Stored records
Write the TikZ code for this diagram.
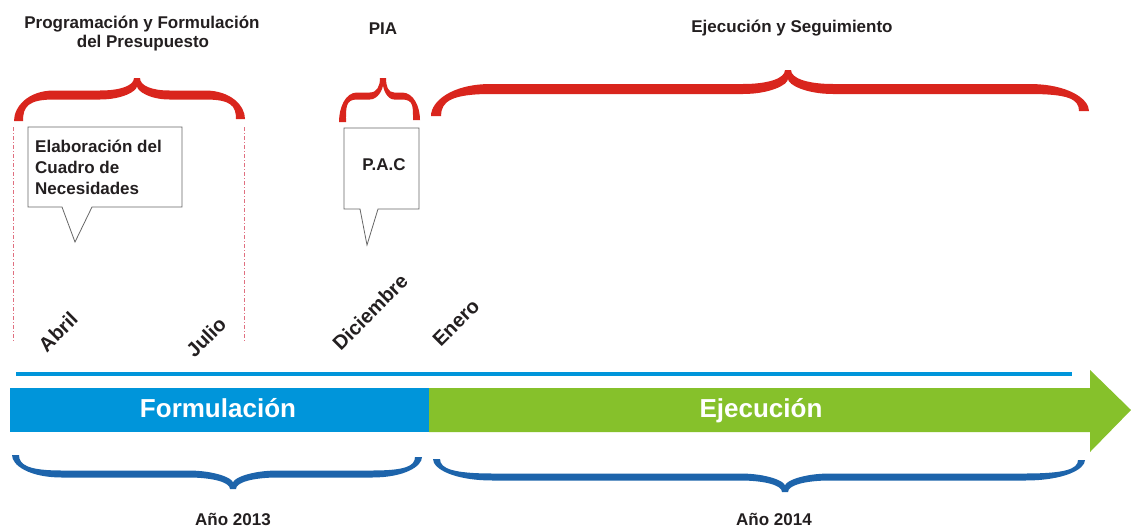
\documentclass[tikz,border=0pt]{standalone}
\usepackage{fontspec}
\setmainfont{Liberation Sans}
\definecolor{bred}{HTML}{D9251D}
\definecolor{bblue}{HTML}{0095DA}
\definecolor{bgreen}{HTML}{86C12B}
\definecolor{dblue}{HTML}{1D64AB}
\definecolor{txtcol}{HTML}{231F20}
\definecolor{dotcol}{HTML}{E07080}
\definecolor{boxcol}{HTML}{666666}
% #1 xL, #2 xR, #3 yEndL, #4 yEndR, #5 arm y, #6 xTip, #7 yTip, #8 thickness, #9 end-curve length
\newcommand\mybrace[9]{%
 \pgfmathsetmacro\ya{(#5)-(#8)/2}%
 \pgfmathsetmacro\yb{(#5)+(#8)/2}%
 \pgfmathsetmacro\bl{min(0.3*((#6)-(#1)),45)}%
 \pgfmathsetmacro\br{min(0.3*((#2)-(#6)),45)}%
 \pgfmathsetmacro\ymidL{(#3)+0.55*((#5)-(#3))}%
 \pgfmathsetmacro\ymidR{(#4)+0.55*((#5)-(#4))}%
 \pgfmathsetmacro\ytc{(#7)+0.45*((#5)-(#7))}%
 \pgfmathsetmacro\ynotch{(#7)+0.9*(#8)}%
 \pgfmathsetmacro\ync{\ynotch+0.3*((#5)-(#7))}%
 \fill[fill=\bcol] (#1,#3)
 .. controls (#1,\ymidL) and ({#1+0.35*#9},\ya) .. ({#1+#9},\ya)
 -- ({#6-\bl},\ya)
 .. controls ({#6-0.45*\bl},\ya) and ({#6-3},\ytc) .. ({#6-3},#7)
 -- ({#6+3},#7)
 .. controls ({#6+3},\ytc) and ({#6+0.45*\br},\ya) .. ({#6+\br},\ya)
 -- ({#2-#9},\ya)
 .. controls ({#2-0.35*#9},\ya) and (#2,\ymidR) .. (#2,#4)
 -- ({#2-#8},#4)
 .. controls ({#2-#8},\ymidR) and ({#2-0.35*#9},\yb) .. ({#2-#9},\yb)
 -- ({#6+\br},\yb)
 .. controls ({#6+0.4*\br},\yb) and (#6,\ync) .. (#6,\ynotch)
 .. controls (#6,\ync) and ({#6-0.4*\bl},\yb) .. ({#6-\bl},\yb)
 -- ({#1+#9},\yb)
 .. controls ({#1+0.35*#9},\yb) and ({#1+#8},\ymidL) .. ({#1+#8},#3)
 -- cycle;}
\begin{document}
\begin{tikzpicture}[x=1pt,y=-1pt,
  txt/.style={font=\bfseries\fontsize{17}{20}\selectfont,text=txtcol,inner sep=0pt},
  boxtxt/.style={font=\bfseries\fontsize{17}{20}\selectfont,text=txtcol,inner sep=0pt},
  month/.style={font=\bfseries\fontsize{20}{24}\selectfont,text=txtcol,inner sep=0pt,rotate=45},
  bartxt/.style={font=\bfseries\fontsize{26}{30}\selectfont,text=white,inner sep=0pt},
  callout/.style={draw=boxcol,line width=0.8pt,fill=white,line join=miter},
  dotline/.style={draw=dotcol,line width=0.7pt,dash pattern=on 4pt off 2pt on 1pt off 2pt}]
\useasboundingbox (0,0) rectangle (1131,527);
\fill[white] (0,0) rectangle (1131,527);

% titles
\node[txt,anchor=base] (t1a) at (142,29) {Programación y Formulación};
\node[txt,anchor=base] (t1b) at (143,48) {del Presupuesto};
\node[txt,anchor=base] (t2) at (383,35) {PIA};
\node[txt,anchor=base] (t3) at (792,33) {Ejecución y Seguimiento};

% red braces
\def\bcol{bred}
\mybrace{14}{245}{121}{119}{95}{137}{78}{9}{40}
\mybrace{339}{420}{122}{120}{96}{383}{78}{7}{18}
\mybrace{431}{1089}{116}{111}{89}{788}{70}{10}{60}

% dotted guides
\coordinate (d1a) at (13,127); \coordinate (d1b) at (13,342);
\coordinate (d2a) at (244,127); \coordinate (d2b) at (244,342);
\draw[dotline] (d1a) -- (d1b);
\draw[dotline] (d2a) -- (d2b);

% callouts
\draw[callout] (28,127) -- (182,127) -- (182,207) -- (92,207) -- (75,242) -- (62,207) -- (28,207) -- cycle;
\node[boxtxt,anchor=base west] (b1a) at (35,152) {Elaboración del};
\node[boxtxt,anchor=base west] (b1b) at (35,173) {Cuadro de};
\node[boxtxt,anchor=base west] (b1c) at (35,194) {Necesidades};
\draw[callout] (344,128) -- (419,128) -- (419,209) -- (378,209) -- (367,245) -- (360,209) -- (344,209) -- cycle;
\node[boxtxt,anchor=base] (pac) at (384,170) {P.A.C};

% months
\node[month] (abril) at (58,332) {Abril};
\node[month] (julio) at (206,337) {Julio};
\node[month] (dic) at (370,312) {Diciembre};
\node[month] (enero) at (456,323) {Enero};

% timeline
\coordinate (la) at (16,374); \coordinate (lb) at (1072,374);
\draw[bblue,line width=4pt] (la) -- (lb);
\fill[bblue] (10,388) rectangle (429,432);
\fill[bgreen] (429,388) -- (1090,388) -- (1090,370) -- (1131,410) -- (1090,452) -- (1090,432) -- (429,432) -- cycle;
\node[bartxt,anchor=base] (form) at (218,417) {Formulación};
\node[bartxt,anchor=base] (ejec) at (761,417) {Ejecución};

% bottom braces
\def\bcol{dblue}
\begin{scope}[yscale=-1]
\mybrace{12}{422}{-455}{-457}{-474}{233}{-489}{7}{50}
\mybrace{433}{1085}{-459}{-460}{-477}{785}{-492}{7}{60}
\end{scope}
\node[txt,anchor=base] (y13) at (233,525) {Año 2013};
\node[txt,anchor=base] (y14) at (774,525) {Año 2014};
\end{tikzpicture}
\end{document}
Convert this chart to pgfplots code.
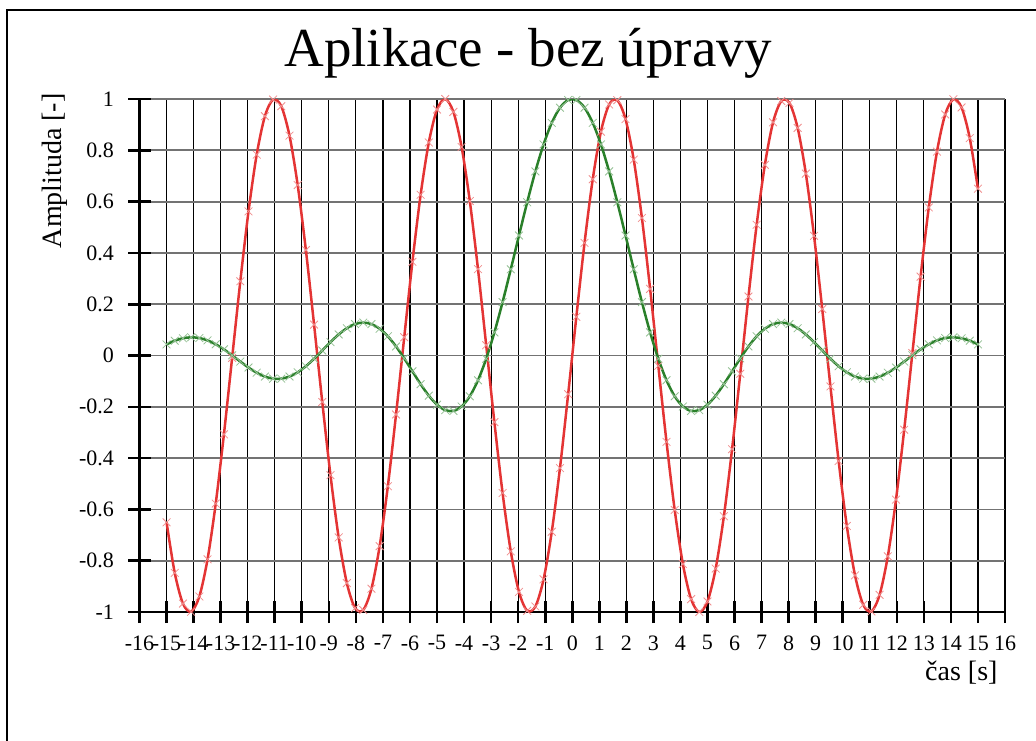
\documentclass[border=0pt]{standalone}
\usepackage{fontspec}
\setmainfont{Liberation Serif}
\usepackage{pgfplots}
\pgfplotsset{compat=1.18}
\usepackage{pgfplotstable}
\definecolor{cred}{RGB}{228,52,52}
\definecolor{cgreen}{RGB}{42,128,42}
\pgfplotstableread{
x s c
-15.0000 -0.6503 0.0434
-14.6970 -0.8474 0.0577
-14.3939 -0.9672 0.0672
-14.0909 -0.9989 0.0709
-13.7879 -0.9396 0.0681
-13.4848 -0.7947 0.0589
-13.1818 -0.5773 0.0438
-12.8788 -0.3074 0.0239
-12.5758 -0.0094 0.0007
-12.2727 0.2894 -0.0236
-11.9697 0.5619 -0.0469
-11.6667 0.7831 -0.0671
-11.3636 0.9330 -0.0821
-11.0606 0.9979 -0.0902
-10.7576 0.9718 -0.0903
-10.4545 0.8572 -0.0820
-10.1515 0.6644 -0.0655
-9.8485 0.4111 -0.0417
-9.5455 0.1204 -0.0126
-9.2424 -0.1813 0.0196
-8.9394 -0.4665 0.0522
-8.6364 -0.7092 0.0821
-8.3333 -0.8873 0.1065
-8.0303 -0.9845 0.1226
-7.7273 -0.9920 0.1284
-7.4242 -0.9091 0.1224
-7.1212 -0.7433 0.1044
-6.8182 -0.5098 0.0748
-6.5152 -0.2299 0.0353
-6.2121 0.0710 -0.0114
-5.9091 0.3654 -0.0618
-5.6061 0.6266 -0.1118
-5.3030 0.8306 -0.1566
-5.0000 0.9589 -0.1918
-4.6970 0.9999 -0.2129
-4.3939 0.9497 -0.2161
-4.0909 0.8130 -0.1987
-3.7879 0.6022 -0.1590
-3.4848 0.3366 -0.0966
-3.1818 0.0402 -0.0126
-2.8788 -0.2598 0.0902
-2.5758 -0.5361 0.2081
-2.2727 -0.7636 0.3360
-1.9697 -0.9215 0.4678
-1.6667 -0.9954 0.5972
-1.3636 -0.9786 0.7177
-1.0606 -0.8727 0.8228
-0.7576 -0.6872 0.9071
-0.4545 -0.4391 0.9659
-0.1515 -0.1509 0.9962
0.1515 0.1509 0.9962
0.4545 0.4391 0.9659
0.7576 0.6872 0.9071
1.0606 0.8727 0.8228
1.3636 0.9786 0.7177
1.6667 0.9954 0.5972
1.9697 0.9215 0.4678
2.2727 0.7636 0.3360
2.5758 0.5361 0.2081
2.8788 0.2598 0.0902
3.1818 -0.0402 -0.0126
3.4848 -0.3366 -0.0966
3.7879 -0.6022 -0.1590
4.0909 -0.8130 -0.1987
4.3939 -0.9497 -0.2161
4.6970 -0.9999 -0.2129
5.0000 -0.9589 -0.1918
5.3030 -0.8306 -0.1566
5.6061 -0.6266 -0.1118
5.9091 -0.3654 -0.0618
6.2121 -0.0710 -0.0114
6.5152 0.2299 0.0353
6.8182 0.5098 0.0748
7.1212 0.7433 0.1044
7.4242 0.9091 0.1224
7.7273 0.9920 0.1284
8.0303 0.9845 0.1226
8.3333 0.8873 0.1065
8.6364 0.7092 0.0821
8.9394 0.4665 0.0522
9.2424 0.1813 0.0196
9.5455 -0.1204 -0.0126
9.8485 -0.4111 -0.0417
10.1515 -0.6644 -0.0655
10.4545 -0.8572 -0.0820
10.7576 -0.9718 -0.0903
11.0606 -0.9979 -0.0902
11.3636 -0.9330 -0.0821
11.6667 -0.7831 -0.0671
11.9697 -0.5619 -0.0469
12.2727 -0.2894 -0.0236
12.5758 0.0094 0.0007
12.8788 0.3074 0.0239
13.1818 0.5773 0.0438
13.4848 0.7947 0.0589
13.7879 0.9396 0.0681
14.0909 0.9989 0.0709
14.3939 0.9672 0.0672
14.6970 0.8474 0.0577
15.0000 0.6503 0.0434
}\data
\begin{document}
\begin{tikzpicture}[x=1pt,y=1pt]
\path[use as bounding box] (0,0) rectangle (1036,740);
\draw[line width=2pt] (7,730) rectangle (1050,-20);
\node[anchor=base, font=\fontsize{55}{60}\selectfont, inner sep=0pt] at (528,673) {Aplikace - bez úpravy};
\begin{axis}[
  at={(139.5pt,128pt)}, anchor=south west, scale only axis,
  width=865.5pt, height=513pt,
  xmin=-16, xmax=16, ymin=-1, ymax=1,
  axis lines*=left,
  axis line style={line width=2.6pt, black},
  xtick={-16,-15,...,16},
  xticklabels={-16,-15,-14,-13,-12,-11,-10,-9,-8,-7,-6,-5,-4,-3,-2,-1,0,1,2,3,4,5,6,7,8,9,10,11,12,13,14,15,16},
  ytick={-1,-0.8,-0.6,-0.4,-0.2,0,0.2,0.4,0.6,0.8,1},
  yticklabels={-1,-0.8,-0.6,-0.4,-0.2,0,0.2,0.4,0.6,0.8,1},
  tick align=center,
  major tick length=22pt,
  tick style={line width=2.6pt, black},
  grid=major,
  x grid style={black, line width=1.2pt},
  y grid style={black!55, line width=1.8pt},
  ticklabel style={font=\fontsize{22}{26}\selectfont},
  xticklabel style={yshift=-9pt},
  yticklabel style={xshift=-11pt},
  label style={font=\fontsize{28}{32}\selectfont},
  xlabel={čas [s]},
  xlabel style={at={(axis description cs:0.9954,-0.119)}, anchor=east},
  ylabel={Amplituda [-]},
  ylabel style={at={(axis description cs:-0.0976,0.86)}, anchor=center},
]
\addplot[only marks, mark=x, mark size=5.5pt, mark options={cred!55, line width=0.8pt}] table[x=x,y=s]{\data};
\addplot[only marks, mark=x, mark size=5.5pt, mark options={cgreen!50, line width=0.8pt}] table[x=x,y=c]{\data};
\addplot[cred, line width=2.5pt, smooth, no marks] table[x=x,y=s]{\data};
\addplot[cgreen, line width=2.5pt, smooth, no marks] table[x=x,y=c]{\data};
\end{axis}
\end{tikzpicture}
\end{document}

What needs to be done: Look through the entries above; copy each line where the string "code" appears.

Answer for the task:
Write the TikZ code for this diagram.
Convert this chart to pgfplots code.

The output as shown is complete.